◆ **Goal**
Leave the pictures out. Retype exactly the lines below from the one containing "Write a LaTeX" through the one containing "(8,442) -- (1004,442);", and no others.

◆ **Information supplied**
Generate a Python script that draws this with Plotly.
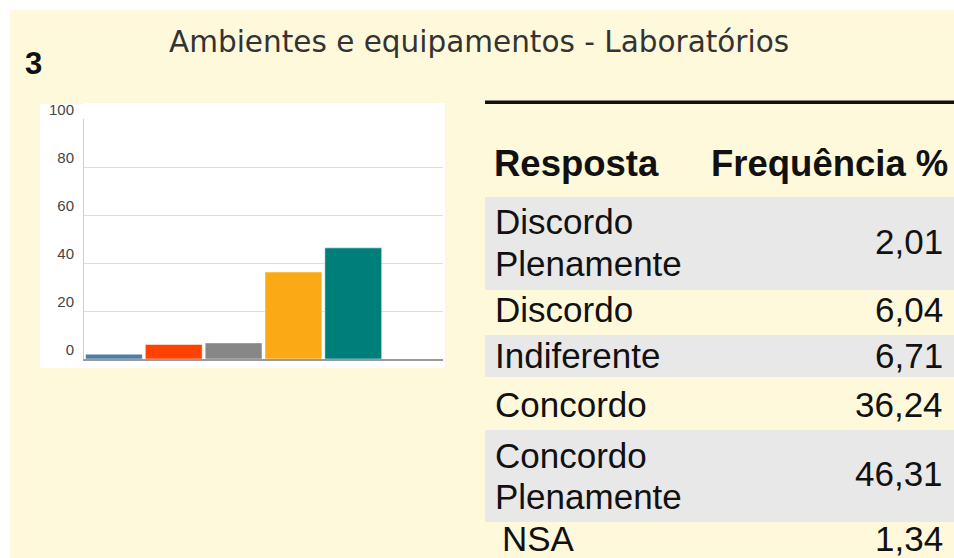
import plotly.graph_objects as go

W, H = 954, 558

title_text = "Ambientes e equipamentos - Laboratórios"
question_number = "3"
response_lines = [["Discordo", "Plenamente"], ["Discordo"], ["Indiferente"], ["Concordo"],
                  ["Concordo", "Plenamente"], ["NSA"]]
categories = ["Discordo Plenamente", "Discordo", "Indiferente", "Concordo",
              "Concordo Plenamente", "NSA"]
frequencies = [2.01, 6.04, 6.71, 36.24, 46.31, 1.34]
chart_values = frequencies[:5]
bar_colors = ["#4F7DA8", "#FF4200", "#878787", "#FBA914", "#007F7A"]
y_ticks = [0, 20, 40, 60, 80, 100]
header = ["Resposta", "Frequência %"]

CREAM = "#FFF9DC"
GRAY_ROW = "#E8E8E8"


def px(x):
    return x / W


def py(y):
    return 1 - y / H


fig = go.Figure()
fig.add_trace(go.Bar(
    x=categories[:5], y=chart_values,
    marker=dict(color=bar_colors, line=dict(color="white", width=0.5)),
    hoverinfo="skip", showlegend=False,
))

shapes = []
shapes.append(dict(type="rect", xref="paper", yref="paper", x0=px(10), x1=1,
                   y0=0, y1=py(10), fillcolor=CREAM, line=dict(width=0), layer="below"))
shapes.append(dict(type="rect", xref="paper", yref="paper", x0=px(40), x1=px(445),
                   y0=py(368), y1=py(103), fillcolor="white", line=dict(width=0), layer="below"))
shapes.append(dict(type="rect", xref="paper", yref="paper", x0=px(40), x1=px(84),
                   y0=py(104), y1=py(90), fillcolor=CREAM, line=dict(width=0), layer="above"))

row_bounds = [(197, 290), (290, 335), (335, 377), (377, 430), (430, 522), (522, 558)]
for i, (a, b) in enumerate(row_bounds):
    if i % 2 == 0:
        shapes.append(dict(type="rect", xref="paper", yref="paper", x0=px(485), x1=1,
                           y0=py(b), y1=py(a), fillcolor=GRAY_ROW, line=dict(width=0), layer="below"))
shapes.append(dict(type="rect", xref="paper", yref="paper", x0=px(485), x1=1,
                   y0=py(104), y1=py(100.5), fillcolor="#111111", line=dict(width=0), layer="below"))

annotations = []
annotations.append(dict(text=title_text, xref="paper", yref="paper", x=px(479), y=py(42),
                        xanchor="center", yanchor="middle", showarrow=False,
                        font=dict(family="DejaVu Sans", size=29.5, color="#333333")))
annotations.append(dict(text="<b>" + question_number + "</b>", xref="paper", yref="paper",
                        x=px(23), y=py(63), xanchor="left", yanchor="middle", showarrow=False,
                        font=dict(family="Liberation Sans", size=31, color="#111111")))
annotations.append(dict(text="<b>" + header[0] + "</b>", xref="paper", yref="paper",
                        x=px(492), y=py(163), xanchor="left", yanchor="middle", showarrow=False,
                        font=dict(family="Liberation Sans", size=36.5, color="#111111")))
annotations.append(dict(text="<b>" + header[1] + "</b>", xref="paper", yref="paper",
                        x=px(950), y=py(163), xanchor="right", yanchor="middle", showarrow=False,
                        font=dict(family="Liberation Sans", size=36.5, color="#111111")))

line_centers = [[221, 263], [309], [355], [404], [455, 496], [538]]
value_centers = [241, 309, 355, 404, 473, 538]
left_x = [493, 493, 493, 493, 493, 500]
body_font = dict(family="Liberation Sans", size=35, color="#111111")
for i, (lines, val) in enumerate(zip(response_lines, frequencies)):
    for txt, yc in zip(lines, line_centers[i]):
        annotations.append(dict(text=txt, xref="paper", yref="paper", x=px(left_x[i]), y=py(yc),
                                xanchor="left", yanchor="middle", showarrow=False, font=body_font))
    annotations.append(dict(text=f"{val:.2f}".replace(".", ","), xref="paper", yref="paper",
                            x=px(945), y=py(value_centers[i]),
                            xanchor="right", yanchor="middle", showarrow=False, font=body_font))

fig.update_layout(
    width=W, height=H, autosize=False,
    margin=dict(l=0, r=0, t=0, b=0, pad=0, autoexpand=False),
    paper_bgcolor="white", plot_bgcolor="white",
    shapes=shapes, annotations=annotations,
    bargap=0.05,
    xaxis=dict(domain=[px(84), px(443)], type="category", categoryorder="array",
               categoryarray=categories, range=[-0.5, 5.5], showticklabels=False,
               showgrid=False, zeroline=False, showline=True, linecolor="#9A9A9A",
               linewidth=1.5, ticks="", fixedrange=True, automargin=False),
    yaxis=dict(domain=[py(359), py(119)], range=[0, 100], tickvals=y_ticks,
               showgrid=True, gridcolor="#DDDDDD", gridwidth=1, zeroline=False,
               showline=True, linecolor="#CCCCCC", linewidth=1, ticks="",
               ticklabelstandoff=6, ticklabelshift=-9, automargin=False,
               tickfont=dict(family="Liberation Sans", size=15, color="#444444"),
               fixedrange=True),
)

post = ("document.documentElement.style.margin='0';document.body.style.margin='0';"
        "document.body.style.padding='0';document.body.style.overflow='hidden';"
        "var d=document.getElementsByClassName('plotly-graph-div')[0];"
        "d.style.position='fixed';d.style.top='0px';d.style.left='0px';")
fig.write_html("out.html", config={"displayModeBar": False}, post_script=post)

==

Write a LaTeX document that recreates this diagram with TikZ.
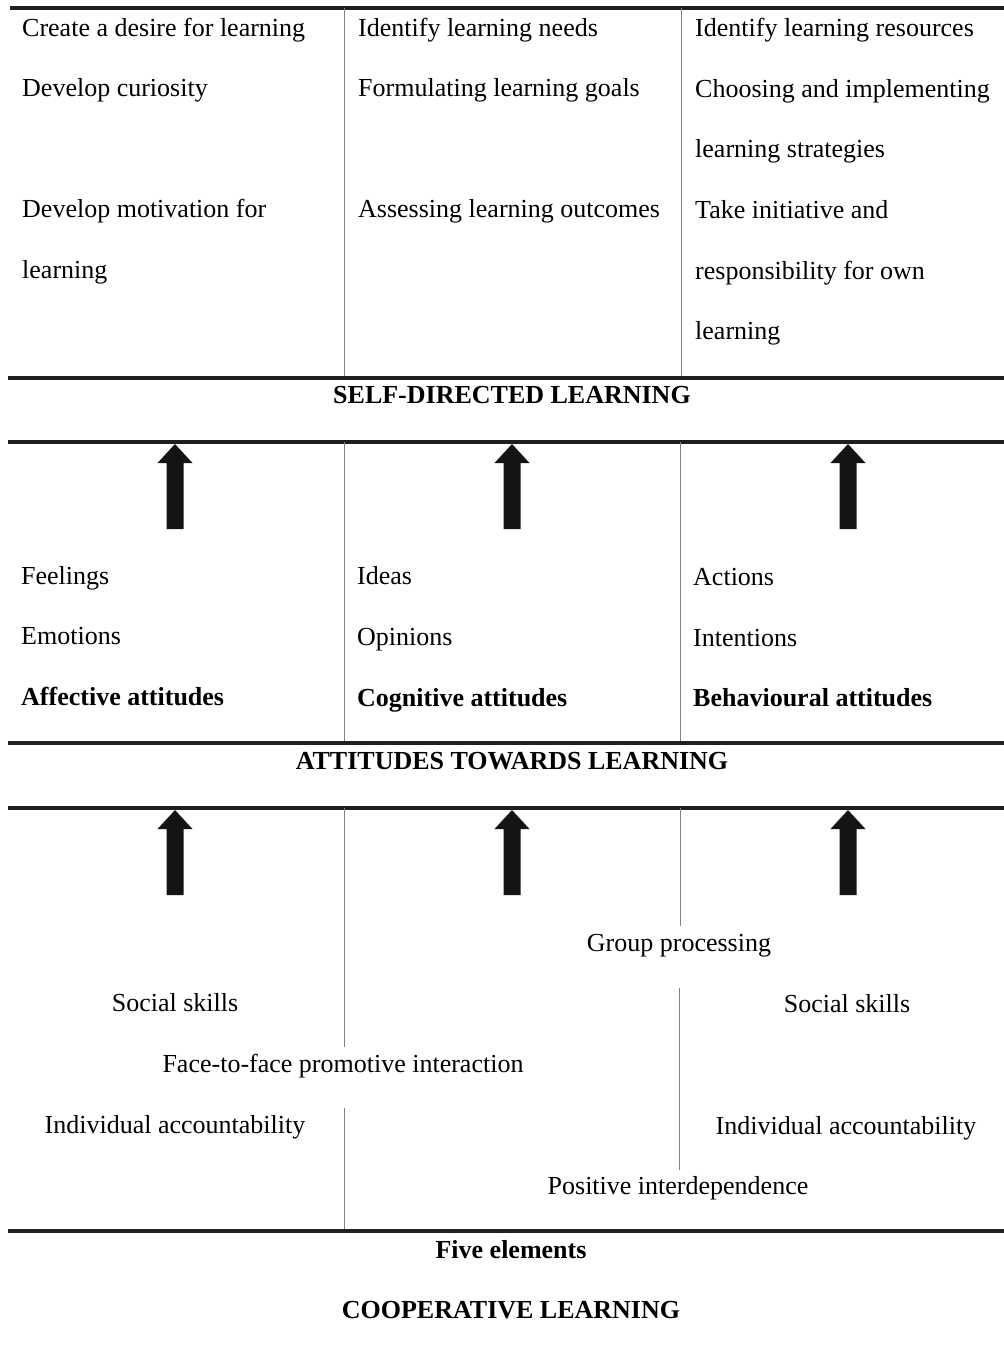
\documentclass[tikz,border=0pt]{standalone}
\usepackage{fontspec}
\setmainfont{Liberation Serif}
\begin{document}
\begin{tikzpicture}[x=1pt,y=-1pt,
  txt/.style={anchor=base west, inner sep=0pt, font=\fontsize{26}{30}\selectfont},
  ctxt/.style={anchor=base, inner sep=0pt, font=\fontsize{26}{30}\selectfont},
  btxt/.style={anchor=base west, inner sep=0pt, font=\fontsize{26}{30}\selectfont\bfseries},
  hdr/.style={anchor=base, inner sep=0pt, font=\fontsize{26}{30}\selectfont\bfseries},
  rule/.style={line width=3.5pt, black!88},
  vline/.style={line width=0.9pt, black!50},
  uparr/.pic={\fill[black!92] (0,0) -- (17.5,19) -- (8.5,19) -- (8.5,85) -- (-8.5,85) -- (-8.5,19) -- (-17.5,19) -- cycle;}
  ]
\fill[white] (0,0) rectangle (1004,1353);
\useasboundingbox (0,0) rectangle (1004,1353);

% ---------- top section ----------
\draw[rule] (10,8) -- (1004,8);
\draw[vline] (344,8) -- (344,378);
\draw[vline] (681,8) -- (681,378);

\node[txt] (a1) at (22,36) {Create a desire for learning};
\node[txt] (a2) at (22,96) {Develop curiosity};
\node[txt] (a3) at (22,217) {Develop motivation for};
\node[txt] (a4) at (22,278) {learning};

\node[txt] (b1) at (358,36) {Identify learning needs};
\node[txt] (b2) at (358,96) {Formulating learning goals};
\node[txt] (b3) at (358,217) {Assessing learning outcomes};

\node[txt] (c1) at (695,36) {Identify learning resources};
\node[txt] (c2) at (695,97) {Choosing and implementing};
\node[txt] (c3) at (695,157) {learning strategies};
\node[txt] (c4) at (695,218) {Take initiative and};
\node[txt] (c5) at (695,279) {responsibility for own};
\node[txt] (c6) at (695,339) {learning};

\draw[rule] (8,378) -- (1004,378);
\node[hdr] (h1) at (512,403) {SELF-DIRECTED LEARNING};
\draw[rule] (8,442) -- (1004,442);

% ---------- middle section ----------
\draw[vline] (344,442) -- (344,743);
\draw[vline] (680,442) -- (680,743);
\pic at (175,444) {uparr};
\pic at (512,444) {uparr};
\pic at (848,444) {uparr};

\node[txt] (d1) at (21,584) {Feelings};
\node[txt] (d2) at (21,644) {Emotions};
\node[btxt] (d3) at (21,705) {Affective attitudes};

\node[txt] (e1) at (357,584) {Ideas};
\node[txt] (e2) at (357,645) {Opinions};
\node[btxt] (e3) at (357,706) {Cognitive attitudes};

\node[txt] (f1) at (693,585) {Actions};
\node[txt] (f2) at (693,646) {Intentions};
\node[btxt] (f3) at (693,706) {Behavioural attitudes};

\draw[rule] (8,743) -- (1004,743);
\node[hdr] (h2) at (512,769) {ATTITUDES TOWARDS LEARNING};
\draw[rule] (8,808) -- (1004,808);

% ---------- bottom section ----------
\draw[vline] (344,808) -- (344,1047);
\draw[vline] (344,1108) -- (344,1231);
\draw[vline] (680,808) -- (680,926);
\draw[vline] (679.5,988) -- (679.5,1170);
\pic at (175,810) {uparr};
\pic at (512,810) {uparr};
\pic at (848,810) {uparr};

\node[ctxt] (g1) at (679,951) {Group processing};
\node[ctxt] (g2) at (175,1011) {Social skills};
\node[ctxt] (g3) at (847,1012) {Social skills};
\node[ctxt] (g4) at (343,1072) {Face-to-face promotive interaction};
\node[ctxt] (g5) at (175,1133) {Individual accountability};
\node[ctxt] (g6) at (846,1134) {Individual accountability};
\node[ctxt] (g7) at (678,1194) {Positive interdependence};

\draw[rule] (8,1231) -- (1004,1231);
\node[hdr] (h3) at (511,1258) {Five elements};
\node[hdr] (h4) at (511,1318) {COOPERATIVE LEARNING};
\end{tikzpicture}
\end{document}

◆ **The result**
Write a LaTeX document that recreates this diagram with TikZ.
\documentclass[tikz,border=0pt]{standalone}
\usepackage{fontspec}
\setmainfont{Liberation Serif}
\begin{document}
\begin{tikzpicture}[x=1pt,y=-1pt,
  txt/.style={anchor=base west, inner sep=0pt, font=\fontsize{26}{30}\selectfont},
  ctxt/.style={anchor=base, inner sep=0pt, font=\fontsize{26}{30}\selectfont},
  btxt/.style={anchor=base west, inner sep=0pt, font=\fontsize{26}{30}\selectfont\bfseries},
  hdr/.style={anchor=base, inner sep=0pt, font=\fontsize{26}{30}\selectfont\bfseries},
  rule/.style={line width=3.5pt, black!88},
  vline/.style={line width=0.9pt, black!50},
  uparr/.pic={\fill[black!92] (0,0) -- (17.5,19) -- (8.5,19) -- (8.5,85) -- (-8.5,85) -- (-8.5,19) -- (-17.5,19) -- cycle;}
  ]
\fill[white] (0,0) rectangle (1004,1353);
\useasboundingbox (0,0) rectangle (1004,1353);

% ---------- top section ----------
\draw[rule] (10,8) -- (1004,8);
\draw[vline] (344,8) -- (344,378);
\draw[vline] (681,8) -- (681,378);

\node[txt] (a1) at (22,36) {Create a desire for learning};
\node[txt] (a2) at (22,96) {Develop curiosity};
\node[txt] (a3) at (22,217) {Develop motivation for};
\node[txt] (a4) at (22,278) {learning};

\node[txt] (b1) at (358,36) {Identify learning needs};
\node[txt] (b2) at (358,96) {Formulating learning goals};
\node[txt] (b3) at (358,217) {Assessing learning outcomes};

\node[txt] (c1) at (695,36) {Identify learning resources};
\node[txt] (c2) at (695,97) {Choosing and implementing};
\node[txt] (c3) at (695,157) {learning strategies};
\node[txt] (c4) at (695,218) {Take initiative and};
\node[txt] (c5) at (695,279) {responsibility for own};
\node[txt] (c6) at (695,339) {learning};

\draw[rule] (8,378) -- (1004,378);
\node[hdr] (h1) at (512,403) {SELF-DIRECTED LEARNING};
\draw[rule] (8,442) -- (1004,442);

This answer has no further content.